Metro Hours Plan Irks Adams Morgan, Downtown Business Groups
Advocates for restaurants and stores downtown and in Adams Morgan are blasting a Metro proposal to permanently cut its evening operating hours for train service, warning that the plan could have a dire effect on local businesses.
Officials with the Downtown and Adams Morgan Partnership business improvement districts said in statements yesterday that axing hours would leave workers and visitors without a major mode of transportation to and from their neighborhoods late at night on weekends.
The plan, which Metro general manager Paul Wiedefeld proposed this week, calls for the system’s closure at 10 p.m. on Sundays and midnight on other days, indefinitely, in an effort to better maintain Metro’s infrastructure. Before SafeTrack repairs in June brought midnight closures every day, trains ran until 3 a.m. on Saturday and Sunday mornings.
“The elimination of late-night Metrorail service could halt the transformation DowntownDC has been experiencing over the past 17 years,” Neil Albert, the Downtown BID’s executive director, said in a statement.

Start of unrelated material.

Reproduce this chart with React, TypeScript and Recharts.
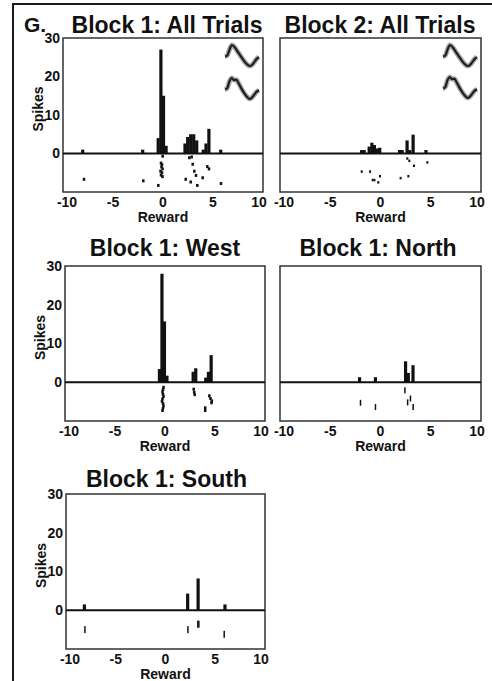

Scrapping Metro’s late-night hours would create a “disaster for Adams Morgan businesses,” Kristen Barden, executive director of the Adams Morgan BID, added in another statement. She noted that train service “as a late night transportation option is critical for the entire city.”
Local business managers echoed the concerns of Albert and Barden.
Jocelyne DeHaas, manager of Adams Morgan businesses Tryst and The Diner, said her evening workers value late-night train service, which helps keep commuting costs down.
“My staff uses Metro to get to and from work, and these changes would have a direct impact on their already tight personal transportation budgets,” DeHaas said in a statement.
Arianne Bennett, a co-owner of Amsterdam Falafelshop in Adams Morgan, also expressed frustration with Metro’s plan.
“What is the realistic expectation here?” Bennett said in a statement. “Will people only be able to work within their own neighborhoods after midnight? Surely that can’t be the direction that D.C. wants to go.”